The “Jews demand miraculous signs.” This reflects Jewish messianic expectations. God had acted powerfully on their behalf in history; the promised messiah would restore the former glory by acting powerfully on their behalf once again. “Show us a sign,” they repeatedly demand of Jesus (Matt.11:38-39; Mark 8:11; Luke 11:16; John 6:30), “authenticate yourself; validate your messianic credentials with powerful displays.” And who can blame them? They had been down for a long time and were looking for a mighty deliverer. They knew how God had acted in the past—with a mighty hand and an outstretched arm. Their idolatry was that they now had God completely figured out; he would simply repeat the Exodus, in still greater splendor.
“Greeks look for wisdom.” This, too, was a national characteristic. As early as Herodotus it is said of them; “All Greeks were zealous for every kind of learning.” Again, who can fault them? Theirs were the advances of civilization as none before. Indeed, it was their very advances in learning that caused many to abandon the traditional gods and turn to sophia or philosophia. Their idolatry was to conceive of God as the ultimate reason or meaning; of course, what we deem to be reasonable (For an in-depth understanding of the Corinthian context and theology see Gordon Fee 1991, I'm indebted to his book "The first Corinthians).

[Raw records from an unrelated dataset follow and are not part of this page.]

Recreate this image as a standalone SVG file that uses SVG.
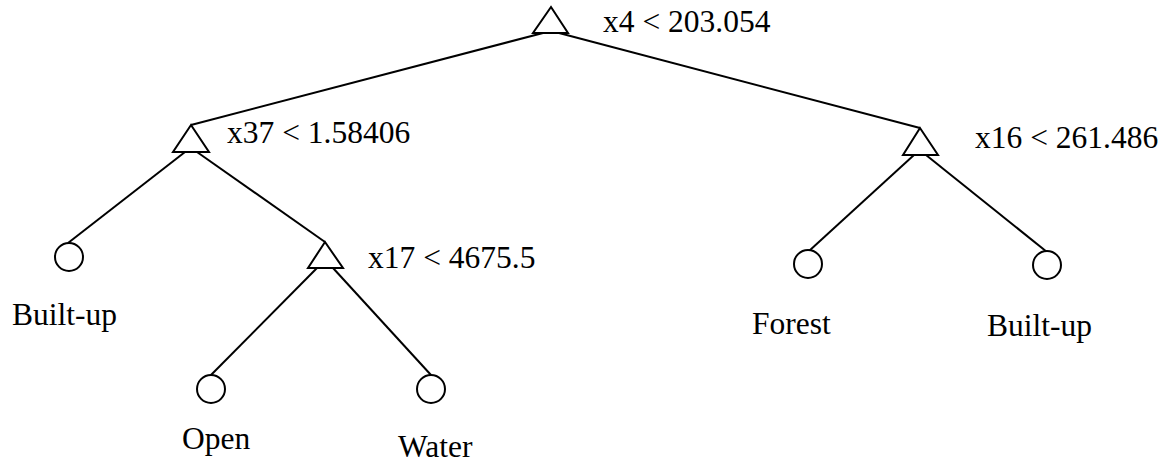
<svg xmlns="http://www.w3.org/2000/svg" width="1166" height="464" viewBox="0 0 1166 464">
  <style>
    .edge { stroke: #000; stroke-width: 2; fill: none; }
    .split { stroke: #000; stroke-width: 2; fill: #fff; stroke-linejoin: miter; }
    .leaf { stroke: #000; stroke-width: 2; fill: #fff; }
    .lbl { font-family: 'Liberation Serif', 'DejaVu Serif', serif; font-size: 31.5px; fill: #000; }
  </style>
  <rect width="1166" height="464" fill="#fff"/>

  <!-- branches of the decision tree -->
  <g id="connectors">
    <line class="edge" x1="543" y1="33" x2="191" y2="125"/>
    <line class="edge" x1="559" y1="33" x2="920" y2="128"/>
    <line class="edge" x1="185" y1="152" x2="68" y2="243"/>
    <line class="edge" x1="197" y1="152" x2="325" y2="242"/>
    <line class="edge" x1="317" y1="268" x2="211" y2="375"/>
    <line class="edge" x1="333" y1="268" x2="431" y2="375"/>
    <line class="edge" x1="914" y1="155" x2="809" y2="251"/>
    <line class="edge" x1="926" y1="155" x2="1047" y2="252"/>
  </g>

  <!-- split nodes -->
  <g id="split-x4">
    <polygon class="split" points="551,7 533,33 568,33"/>
    <text class="lbl" x="603" y="32">x4 &lt; 203.054</text>
  </g>
  <g id="split-x37">
    <polygon class="split" points="191,125 173,152 209,152"/>
    <text class="lbl" x="227" y="143">x37 &lt; 1.58406</text>
  </g>
  <g id="split-x16">
    <polygon class="split" points="920,128 903,155 938,155"/>
    <text class="lbl" x="975" y="148">x16 &lt; 261.486</text>
  </g>
  <g id="split-x17">
    <polygon class="split" points="325,242 308,268 343,268"/>
    <text class="lbl" x="368" y="268">x17 &lt; 4675.5</text>
  </g>

  <!-- leaf nodes -->
  <g id="leaf-builtup-left">
    <circle class="leaf" cx="69" cy="257" r="14"/>
    <text class="lbl" x="12" y="325">Built-up</text>
  </g>
  <g id="leaf-open">
    <circle class="leaf" cx="211" cy="389" r="14"/>
    <text class="lbl" x="182" y="449">Open</text>
  </g>
  <g id="leaf-water">
    <circle class="leaf" cx="431" cy="389" r="14"/>
    <text class="lbl" x="398" y="457">Water</text>
  </g>
  <g id="leaf-forest">
    <circle class="leaf" cx="808" cy="264" r="14"/>
    <text class="lbl" x="752" y="334">Forest</text>
  </g>
  <g id="leaf-builtup-right">
    <circle class="leaf" cx="1047" cy="265" r="14"/>
    <text class="lbl" x="987" y="336">Built-up</text>
  </g>
</svg>
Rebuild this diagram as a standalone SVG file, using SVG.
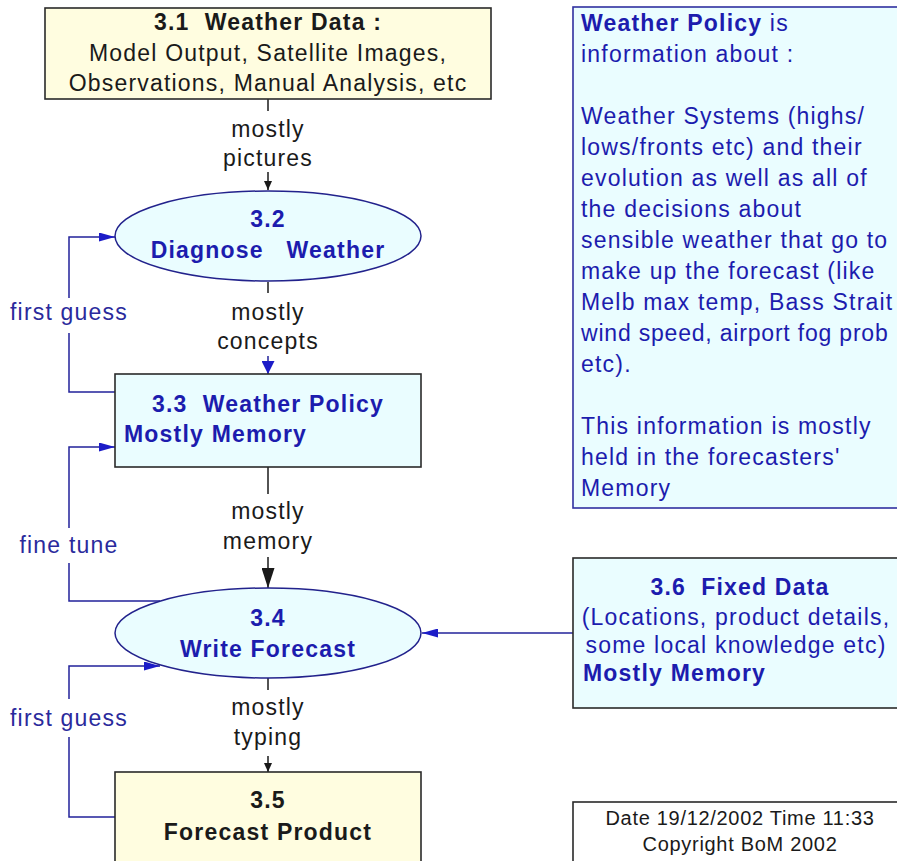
<svg xmlns="http://www.w3.org/2000/svg" width="897" height="861" viewBox="0 0 897 861">
<style>
text{font-family:"Liberation Sans",Arial,sans-serif;font-size:23px;letter-spacing:1.2px}
.b{font-weight:bold}
.c{text-anchor:middle}
.blk{fill:#1a1a1a}
.blu{fill:#1c1cae}
.lblu{fill:#2a2a9c}
.yel{fill:#fffde0;stroke:#2a2a2a;stroke-width:1.6}
.cyb{fill:#eafdff;stroke:#2a2a2a;stroke-width:1.6}
.ell{fill:#eafdff;stroke:#22228c;stroke-width:1.5}
.pol{fill:#eafdff;stroke:#3030a0;stroke-width:1.6}
.dl{stroke:#1a1a1a;stroke-width:1.5;fill:none}
.bl{stroke:#22229a;stroke-width:1.5;fill:none}
.small{font-size:20px;letter-spacing:0.7px}
.tight{letter-spacing:0.8px}
</style>
<defs>
<marker id="aBs" markerUnits="userSpaceOnUse" markerWidth="10" markerHeight="8" refX="9" refY="4" orient="auto"><path d="M0,0 L9,4 L0,8 z" fill="#1a1a1a"/></marker>
<marker id="aBb" markerUnits="userSpaceOnUse" markerWidth="21" markerHeight="13" refX="20" refY="6.5" orient="auto"><path d="M0,0 L20,6.5 L0,13 z" fill="#1a1a1a"/></marker>
<marker id="aUb" markerUnits="userSpaceOnUse" markerWidth="14" markerHeight="13" refX="13" refY="6.5" orient="auto"><path d="M0,0 L13,6.5 L0,13 z" fill="#1c1cc8"/></marker>
<marker id="aUh" markerUnits="userSpaceOnUse" markerWidth="17" markerHeight="9" refX="16" refY="4.5" orient="auto"><path d="M0,0 L16,4.5 L0,9 z" fill="#1c1cc8"/></marker>
</defs>

<g id="connectors">
<!-- 3.1 -> 3.2 -->
<path class="dl" d="M268,99 V111"/>
<path class="dl" d="M268,172 V190" marker-end="url(#aBs)"/>
<text class="c blk" x="268" y="137">mostly</text>
<text class="c blk" x="268" y="166">pictures</text>
<!-- 3.2 -> 3.3 -->
<path class="dl" d="M268,282 V293"/>
<path class="bl" d="M268,356 V374" marker-end="url(#aUb)"/>
<text class="c blk" x="268" y="320">mostly</text>
<text class="c blk" x="268" y="349">concepts</text>
<!-- 3.3 -> 3.4 -->
<path class="dl" d="M268,467 V494"/>
<path class="dl" d="M268,557 V588" marker-end="url(#aBb)"/>
<text class="c blk" x="268" y="519">mostly</text>
<text class="c blk" x="268" y="549">memory</text>
<!-- 3.4 -> 3.5 -->
<path class="dl" d="M268,678 V690"/>
<path class="dl" d="M268,756 V772" marker-end="url(#aBs)"/>
<text class="c blk" x="268" y="715">mostly</text>
<text class="c blk" x="268" y="745">typing</text>
<!-- first guess 3.3 -> 3.2 -->
<path class="bl" d="M115,392 H69 V333"/>
<path class="bl" d="M69,298 V237 H115" marker-end="url(#aUh)"/>
<text class="c lblu" x="69" y="320">first guess</text>
<!-- fine tune 3.4 -> 3.3 -->
<path class="bl" d="M160,601 H69 V563"/>
<path class="bl" d="M69,528 V447 H115" marker-end="url(#aUh)"/>
<text class="c lblu" x="69" y="553">fine tune</text>
<!-- first guess 3.5 -> 3.4 -->
<path class="bl" d="M115,817 H69 V737"/>
<path class="bl" d="M69,699 V666 H160" marker-end="url(#aUh)"/>
<text class="c lblu" x="69" y="726">first guess</text>
<!-- 3.6 -> 3.4 -->
<path class="bl" d="M573,633 H422" marker-end="url(#aUh)"/>
</g>

<g id="n31">
<rect class="yel" x="45" y="8" width="446" height="91"/>
<text class="c b blk" x="268" y="30">3.1&#160; Weather Data :</text>
<text class="c blk" x="268" y="61">Model Output, Satellite Images,</text>
<text class="c blk" x="268" y="91">Observations, Manual Analysis, etc</text>
</g>

<g id="n32">
<ellipse class="ell" cx="268" cy="236" rx="153" ry="45"/>
<text class="c b blu" x="268" y="227">3.2</text>
<text class="c b blu" x="268" y="258">Diagnose&#160;&#160; Weather</text>
</g>

<g id="n33">
<rect class="cyb" x="115" y="374" width="306" height="93"/>
<text class="c b blu" x="268" y="412">3.3&#160; Weather Policy</text>
<text class="b blu" x="124" y="442">Mostly Memory</text>
</g>

<g id="n34">
<ellipse class="ell" cx="268" cy="633" rx="153" ry="45"/>
<text class="c b blu" x="268" y="626">3.4</text>
<text class="c b blu" x="268" y="657">Write Forecast</text>
</g>

<g id="n35">
<rect class="yel" x="115" y="772" width="306" height="100"/>
<text class="c b blk" x="268" y="808">3.5</text>
<text class="c b blk" x="268" y="840">Forecast Product</text>
</g>

<g id="n36">
<rect class="cyb" x="573" y="558" width="340" height="150"/>
<text class="c b blu" x="740" y="595">3.6&#160; Fixed Data</text>
<text class="c blu" x="736" y="625">(Locations, product details,</text>
<text class="c blu" x="736" y="653">some local knowledge etc)</text>
<text class="b blu" x="583" y="681">Mostly Memory</text>
</g>

<g id="policy">
<rect class="pol" x="573" y="7" width="340" height="501"/>
<text class="blu" x="581" y="31"><tspan class="b">Weather Policy</tspan> is</text>
<text class="blu" x="581" y="62">information about :</text>
<text class="blu" x="581" y="124">Weather Systems (highs/</text>
<text class="blu" x="581" y="155">lows/fronts etc) and their</text>
<text class="blu" x="581" y="186">evolution as well as all of</text>
<text class="blu" x="581" y="217">the decisions about</text>
<text class="blu" x="581" y="248">sensible weather that go to</text>
<text class="blu" x="581" y="279">make up the forecast (like</text>
<text class="blu" x="581" y="310">Melb max temp, Bass Strait</text>
<text class="blu tight" x="581" y="341">wind speed, airport fog prob</text>
<text class="blu" x="581" y="372">etc).</text>
<text class="blu" x="581" y="434">This information is mostly</text>
<text class="blu" x="581" y="465">held in the forecasters'</text>
<text class="blu" x="581" y="496">Memory</text>
</g>

<g id="datebox">
<rect x="573" y="802" width="340" height="70" fill="#ffffff" stroke="#2a2a2a" stroke-width="1.6"/>
<text class="c small blk" x="740" y="825">Date 19/12/2002 Time 11:33</text>
<text class="c small blk" x="740" y="851">Copyright BoM 2002</text>
</g>
</svg>
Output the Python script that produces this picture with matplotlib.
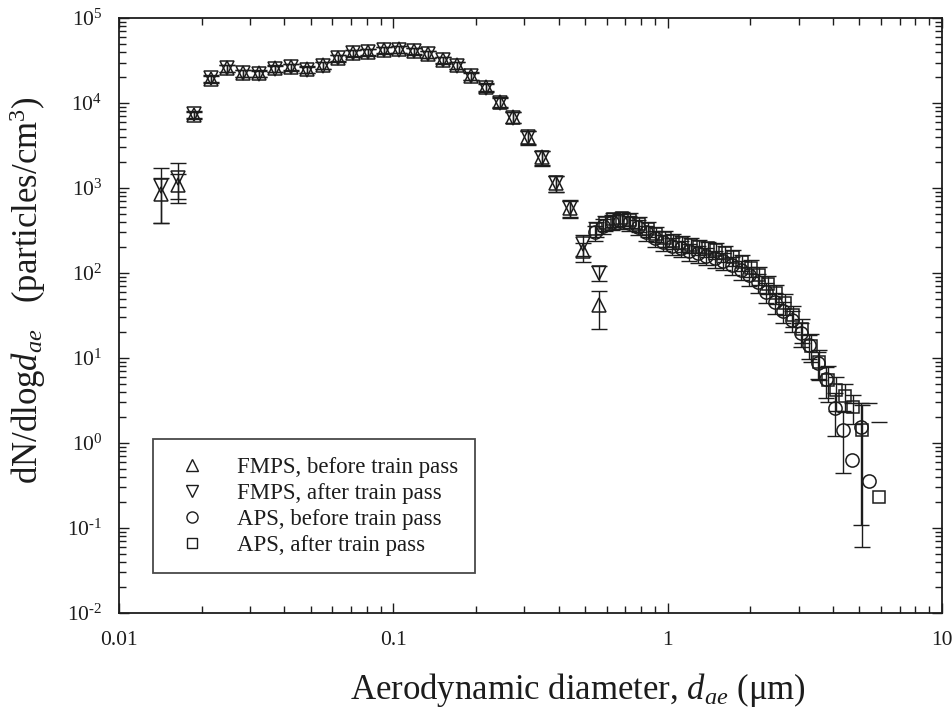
import numpy as np
import matplotlib
matplotlib.use("Agg")
import matplotlib.pyplot as plt
from matplotlib.ticker import LogLocator, NullFormatter, FixedLocator, FixedFormatter, FuncFormatter

plt.rcParams['font.family'] = 'Liberation Serif'
plt.rcParams['mathtext.fontset'] = 'custom'
plt.rcParams['mathtext.rm'] = 'Liberation Serif'
plt.rcParams['mathtext.it'] = 'Liberation Serif:italic'

# FMPS channels (aerodynamic diameter, um)
fmps_d = [0.01419, 0.01645, 0.01877, 0.02159, 0.02482, 0.02838, 0.03246, 0.03705,
          0.04227, 0.04859, 0.05557, 0.06302, 0.07146, 0.08106, 0.09250, 0.1049,
          0.1190, 0.1341, 0.1514, 0.1703, 0.1920, 0.2169, 0.2449, 0.2739,
          0.3090, 0.3475, 0.3918, 0.4406, 0.4903, 0.5637]
fmps_before = [850, 1100, 7200, 19000, 25600, 22300, 22300, 25600, 26700, 24900,
               28000, 34100, 39100, 40200, 42100, 42900, 41200, 37700, 32100, 28000,
               21000, 15500, 10350, 6900, 4020, 2300, 1135, 577, 180, 42]
fmps_after = [1050, 1320, 7400, 19500, 25600, 22300, 22000, 25300, 26400, 24600,
              27600, 33700, 38700, 39800, 41700, 42500, 40800, 37300, 31700, 27600,
              20700, 15200, 10150, 6750, 3950, 2280, 1150, 590, 220, 100]
fmps_before_sd = [460, 360, 700, 1800, 2400, 2000, 2000, 2300, 2400, 2200,
                  2500, 3000, 3500, 3600, 3800, 3900, 3700, 3400, 2900, 2600,
                  2100, 1700, 1300, 1000, 700, 450, 240, 130, 45, 20]
fmps_after_sd = [660, 660, 700, 1800, 2400, 2000, 2000, 2300, 2400, 2200,
                 2500, 3000, 3500, 3600, 3800, 3900, 3700, 3400, 2900, 2600,
                 2100, 1700, 1300, 1000, 700, 450, 240, 130, 60, 20]

# APS channels (um)
aps_d = [0.542, 0.583, 0.626, 0.673, 0.723, 0.777, 0.835, 0.898, 0.965, 1.037,
         1.114, 1.197, 1.286, 1.382, 1.486, 1.596, 1.715, 1.843, 1.981, 2.129,
         2.288, 2.458, 2.642, 2.839, 3.051, 3.278, 3.523, 3.786, 4.068, 4.371,
         4.698, 5.048, 5.425, 5.829]
aps_before = [300, 360, 400, 410, 390, 350, 300, 260, 230, 210,
              195, 180, 170, 160, 150, 140, 125, 110, 95, 78,
              60, 46, 36, 28, 19.5, 14.2, 8.7, 5.6, 2.56, 1.42,
              0.63, 1.53, 0.36, np.nan]
aps_after = [330, 390, 430, 440, 420, 380, 330, 290, 260, 240,
             225, 215, 205, 195, 185, 170, 155, 135, 115, 95,
             75, 58, 44, 32, 22, 14, 9, 5.5, 4.2, 3.6,
             2.67, 1.42, np.nan, 0.23]
aps_before_sd = [60, 70, 80, 80, 80, 70, 60, 55, 50, 45,
                 42, 40, 38, 36, 34, 32, 30, 27, 24, 20,
                 16, 13, 10, 8, 6, 4.5, 3, 2.2, 1.36, 0.98,
                 2.3, 1.42, 2.57, np.nan]
aps_after_sd = [65, 75, 85, 85, 85, 75, 65, 60, 55, 50,
                48, 45, 42, 40, 38, 36, 33, 30, 26, 22,
                18, 15, 12, 9, 7, 5, 3.5, 2.5, 1.8, 1.3,
                1.0, 1.36, np.nan, 1.55]

col = '#1c1c1c'


def draw(ax, x, y, sd, marker, ms):
    x = np.asarray(x, float)
    y = np.asarray(y, float)
    sd = np.asarray(sd, float)
    lo = np.where(y - sd > 0, sd, np.nan)
    ax.errorbar(x, y, yerr=[lo, sd], fmt='none', ecolor=col, elinewidth=1.0,
                capsize=6, capthick=1.0, zorder=2)
    ax.plot(x, y, linestyle='none', marker=marker, ms=ms, mfc='none',
            mec=col, mew=1.1, zorder=3)


def pow_label(v, pos):
    e = int(round(np.log10(v)))
    if e < 0:
        return r'$10^{\text{-%d}}$' % (-e)
    return r'$10^{%d}$' % e


fig = plt.figure(figsize=(9.52, 7.11), dpi=100)
ax = fig.add_axes([0.125, 0.1378, 0.8645, 0.8368])

draw(ax, fmps_d, fmps_before, fmps_before_sd, '^', 10)
draw(ax, fmps_d, fmps_after, fmps_after_sd, 'v', 10)
draw(ax, aps_d, aps_before, aps_before_sd, 'o', 9.5)
draw(ax, np.asarray(aps_d) * 1.012, aps_after, aps_after_sd, 's', 8.5)

ax.set_xscale('log')
ax.set_yscale('log')
ax.set_xlim(0.01, 10)
ax.set_ylim(1e-2, 1e5)

ax.xaxis.set_major_locator(FixedLocator([0.01, 0.1, 1, 10]))
ax.xaxis.set_major_formatter(FixedFormatter(['0.01', '0.1', '1', '10']))
ax.xaxis.set_minor_locator(LogLocator(base=10, subs=np.arange(2, 10), numticks=20))
ax.yaxis.set_major_locator(LogLocator(base=10, numticks=20))
ax.yaxis.set_major_formatter(FuncFormatter(pow_label))
ax.yaxis.set_minor_locator(LogLocator(base=10, subs=np.arange(2, 10), numticks=20))
ax.xaxis.set_minor_formatter(NullFormatter())
ax.yaxis.set_minor_formatter(NullFormatter())

ax.tick_params(which='both', direction='in', top=True, right=True,
               color=col, width=1.0, labelsize=15.5, labelcolor=col)
ax.tick_params(which='major', length=7)
ax.tick_params(which='minor', length=5)
ax.tick_params(axis='x', pad=13)
ax.tick_params(axis='y', pad=12)
for s in ax.spines.values():
    s.set_linewidth(1.3)
    s.set_color(col)

ax.set_xlabel('Aerodynamic diameter, $d_{ae}$ (\u03bcm)', fontsize=25, color=col)
ax.set_ylabel('dN/dlog$d_{ae}$   (particles/cm$^{3}$)', fontsize=25, color=col)
ax.xaxis.set_label_coords(0.558, -0.098)
ax.yaxis.set_label_coords(-0.086, 0.543)

handles = [
    ax.plot([], [], ls='none', marker='^', ms=8, mfc='none', mec=col, mew=1.0)[0],
    ax.plot([], [], ls='none', marker='v', ms=8, mfc='none', mec=col, mew=1.0)[0],
    ax.plot([], [], ls='none', marker='o', ms=8, mfc='none', mec=col, mew=1.0)[0],
    ax.plot([], [], ls='none', marker='s', ms=7, mfc='none', mec=col, mew=1.0)[0],
]
labels = ['FMPS, before train pass', 'FMPS, after train pass',
          'APS, before train pass', 'APS, after train pass']
leg = ax.legend(handles, labels, loc='lower left', bbox_to_anchor=(0.0413, 0.0672),
                fontsize=16.5, frameon=True, fancybox=False, edgecolor=col,
                borderpad=0.75, labelspacing=0.22, handlelength=1.9,
                handletextpad=1.0, numpoints=1, borderaxespad=0)
leg.get_frame().set_linewidth(1.3)
for t in leg.get_texts():
    t.set_color(col)

fig.savefig('out.png', dpi=100)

These, then, are the two basic idolatries; and they are ever with us. The demand for power and the insistence on wisdom, always for us from our point of view, are still the basic idolatries of our fallen world. And they stand against the idea of mission.
James F. Engel & William A Dyrness, in their book, Changing the Mind of Missions: Where Have We Gone Wrong? said:
Human reason and individualism now reigned supreme as the dominant spirit of the age. The quantum leaps in technology, especially in the last two hundred years fueled a great optimism that the world can be changed and conquered. The cry of Western civilization and the very essence of modernity became “There is no problem too big that it cannot be solved with human wisdom and technology”( Cf. 2000).
Power and reason always stand against our desire to be committed to missions. Like Paul and thousand of other missionaries who followed his steps, we have to make a resolution to be committed to the preaching of the gospel. This is one of the major ways out of the entrapment of modernity and its values.